Review of Reviews,  17 (1898), 222–35.

Character Sketch. The Marquis of Salisbury



Regular Feature, Biography


Politics, Conservatism, Radicalism, Electricity, Laboratories, Progress, Light, Transport, Declinism

    Remarks that although Robert A T G Cecil (3rd Marquess of Salisbury) may 'be a Conservative in the House of Lords. He is indisputably a Revolutionist in his laboratory at Hatfield'. While William E Gladstone was a revolutionary in his taste for 'Political Reform promoted by parliamentary and platform agitation', Lord Salisbury 'prefers Electricity, and who can deny that his revolutionist is the most subtle, the most far-reaching of all?'. (223) After all, 'Dynamite is a fool of a thing compared with electricity as a revolutionary agent.
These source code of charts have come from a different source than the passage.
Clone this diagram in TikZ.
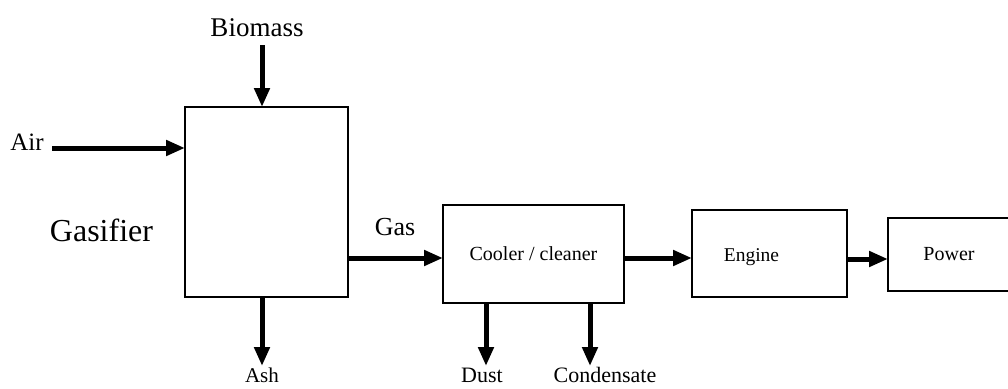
\documentclass[tikz,border=0pt]{standalone}
\usepackage{fontspec}
\setmainfont{Liberation Serif}
\usetikzlibrary{arrows.meta}
\begin{document}
\begin{tikzpicture}[x=1pt,y=-1pt,
  box/.style={draw, line width=2.6pt, inner sep=0pt, outer sep=0pt},
  flow/.style={line width=5pt, -{Triangle[length=19pt,width=15pt]}},
  lbl/.style={inner sep=0pt, anchor=base}]
\clip (0,0) rectangle (1008,388);
% boxes
\node[box, minimum width=163pt, minimum height=190pt] (gasifier) at (266.5,202) {};
\node[box, minimum width=181pt, minimum height=98pt, font=\fontsize{20}{22}\selectfont] (cooler) at (533.5,254) {Cooler / cleaner};
\node[box, minimum width=155pt, minimum height=87pt,
      label={[font=\fontsize{19.5}{22}\selectfont, xshift=-18pt, yshift=-4pt]center:Engine}] (engine) at (769.5,253.5) {};
\node[box, minimum width=122pt, minimum height=73pt, font=\fontsize{20}{22}\selectfont] (power) at (949,254.5) {Power};
% labels
\node[lbl, font=\fontsize{27}{30}\selectfont] (biomass) at (257,36) {Biomass};
\node[lbl, font=\fontsize{25}{28}\selectfont] (air) at (27,150) {Air};
\node[lbl, font=\fontsize{32}{36}\selectfont] (gasifiertext) at (101.5,241) {Gasifier};
\node[lbl, font=\fontsize{26}{29}\selectfont] (gas) at (395,235) {Gas};
\node[lbl, font=\fontsize{21}{24}\selectfont] (ash) at (262,382) {Ash};
\node[lbl, font=\fontsize{22}{25}\selectfont] (dust) at (482,382) {Dust};
\node[lbl, font=\fontsize{22}{25}\selectfont] (condensate) at (605,382) {Condensate};
% connectors
\coordinate (bioin) at (262,45);
\draw[flow] (bioin) -- (bioin |- gasifier.north);
\coordinate (airin) at (52,148);
\draw[flow] (airin) -- (airin -| gasifier.west);
\coordinate (ashout) at (262,366);
\draw[flow] (ashout |- gasifier.south) -- (ashout);
\coordinate (gasline) at (0,258);
\draw[flow] (gasline -| gasifier.east) -- (gasline -| cooler.west);
\coordinate (dustout) at (486,366);
\draw[flow] (dustout |- cooler.south) -- (dustout);
\coordinate (condout) at (590,366);
\draw[flow] (condout |- cooler.south) -- (condout);
\draw[flow] (gasline -| cooler.east) -- (gasline -| engine.west);
\coordinate (powline) at (0,259);
\draw[flow] (powline -| engine.east) -- (powline -| power.west);
\end{tikzpicture}
\end{document}
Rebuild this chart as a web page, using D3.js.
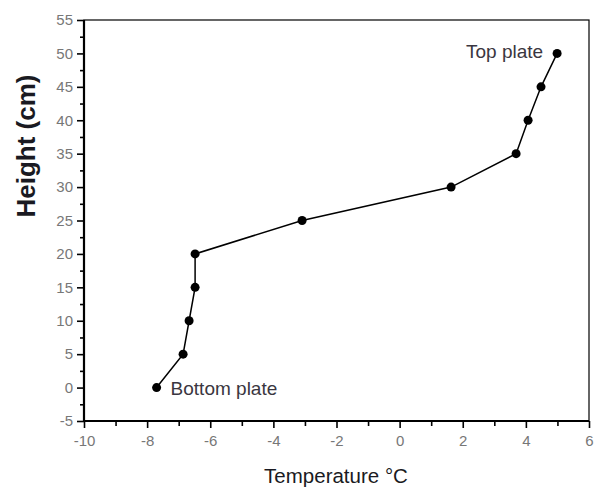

Hence its intense, its weird, its overwhelming fascination for Lord Salisbury'. This aspect of his character, however, is often obscured by his public image as 'a pillar of Conservatism, the dogged opponent of political change', although it is arguable that he 'may be remembered gratefully for the object-lessons which he has afforded his countrymen in the utilisation of electricity long after all the "blazing indiscretions" about "black men" and "Hottentots" have become unintelligible to posterity'. In any case, this 'resolute opponent of rash innovations in Church and State was one of the first to introduce electrical innovations into the lighting of his house, the workings of his farm', and though in London he is 'death on the Progressives in the County Council', at 'his own homestead he was the progressive pioneer in all things electrical before even the Council had come into being'. (224) Protests that Britain 'led the world in the utilisation of steam', but is now 'lagging behind even third-rate nations in utilising electricity'. Complains that 'When you return to London from New York or Chicago, you feel as if you had come back to a country village lit with the rushlights of the Middle Ages', and opines, 'If only Lord Salisbury's party would consent to be as progressive in London as their chief is in Hatfield! But that alas! seems to be past praying for' (224–25).